Where is home for you?
RH: I currently live in Lehi, Utah, a smaller town near the Salt Lake Valley. While spending the majority of my life here I have lived many places and done a fair amount of travel. Even with all that I keep finding myself here because of the beauty and ruggedness of the desert.
When did you start making photographs?
RH: I remember the day. I was 4. My mother was working in her studio being a commercial and portrait photographer, handed me a polorid land camera, black and white, and said go make something with this. I still have some of the images I made that day and I have to say it freaks me out a bit that there are significant parallels to my work today.
Do you have any formal training in Photography?
RH: I have had the benefit of being taught by 3 generations of my family as well as some of the better known photographers and artists for many years. I love taking and giving workshops and having get-togethers with peers, mentors, and students. No matter how many classes I have attended I am constantly amazed at what I can learn. I an’t recommend enough to others to take some of the resources they spend on equipment and supplies to use it to take a class, any class.
Where do you find inspiration for your photography?
RH: I find inspiration by creation. The more I work the more I see. I have a very hard time sitting about coming up with the next great idea for an image. In fact, I don’t think it’s within me to do so, but when I am out making images I get in a rhythm and the more I work, the more I see.
Why do you choose to photograph in black and white?
RH: The images I create are intended to evoke memory. I want the images to bring back in a rush of emotion the memories of others.

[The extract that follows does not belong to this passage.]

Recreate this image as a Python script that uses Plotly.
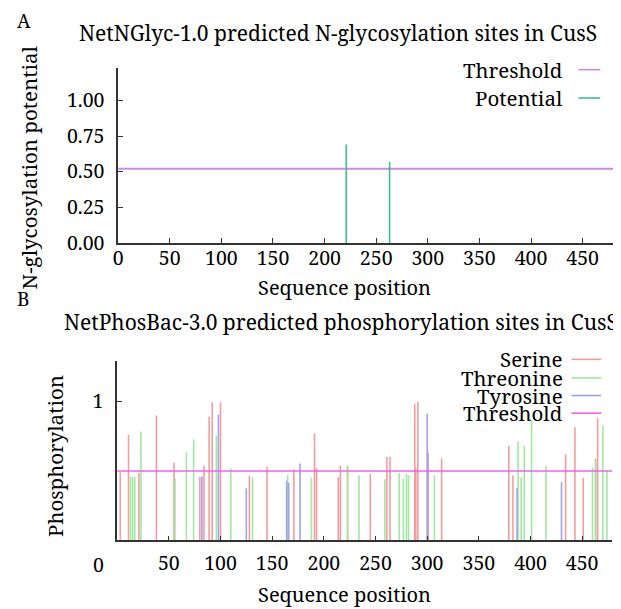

Not necessarily those the image itself may represent but I memories that come from the light and texture of the image.
I know you are a large format photographer for the most part, why do you like to use the large format over another format?
RH: Really I feel most at home with an 8x10 view camera. I am happy to use what ever camera I have but in terms of efficiency, we, my camera and I, just seem to fit together. I do find myself using many 19th century processes to bring my images to closure and as with many the older processes are contact only -- can not be enlarged -- I need a negative of respectable size in order to create a decent size print.
What is your biggest challenge when making your work?
RH: Time is the most difficult resource to find. I know of few artists who can support themselves with their art alone. I think those who do find that the pressures of creation have a price to be paid. I may not like a day job compared to my art, but I prefer my art not as a day job.
Do you like to plan where and what you are going to photograph before you go out into the field? Do you do any pre visualization in your capture process?
RH: I will head out to a particular place but I want what I find to surprise me. I find, by the way, it’s not always a nice surprise. I will find there will be something there for me to see. I can see it when I’m there, and I go to the same place over and over to find something different every time I am there. As to pre-visualization, I find that I have developed an eye for the processes I use. I can get an idea of how an image might look through a particular process simply because I have used that process for so many years. I may have an idea upon creation of an image but I am not bound to it in the darkroom.
What excites you most about your work?
RH: Seeing the finished product, something framed. I really dont like the digital capture as I think too many think that once it shows on a computer screen it is a finished image. I couldn’t disagree more. I believe a large part of the value of an image is to see it in ones hands, the art piece itself. Printed in a method respectful of the image. Something in my hands, that’s what excites me.
What do you have planned for the future of your work?
RH: I hope to see it grow in beauty and virtuosity. It’s so much more challenging to create and even more so to create something of beauty. That is the challenge.
Do you have any advice for anyone that wants to start photographing in black and white or large format?
RH: Find your voice. If it leads you to large format, then so be it. Don’t force it. Create so much work that it can’t be ignored. Creation of images to their full fruition, that is the act of art.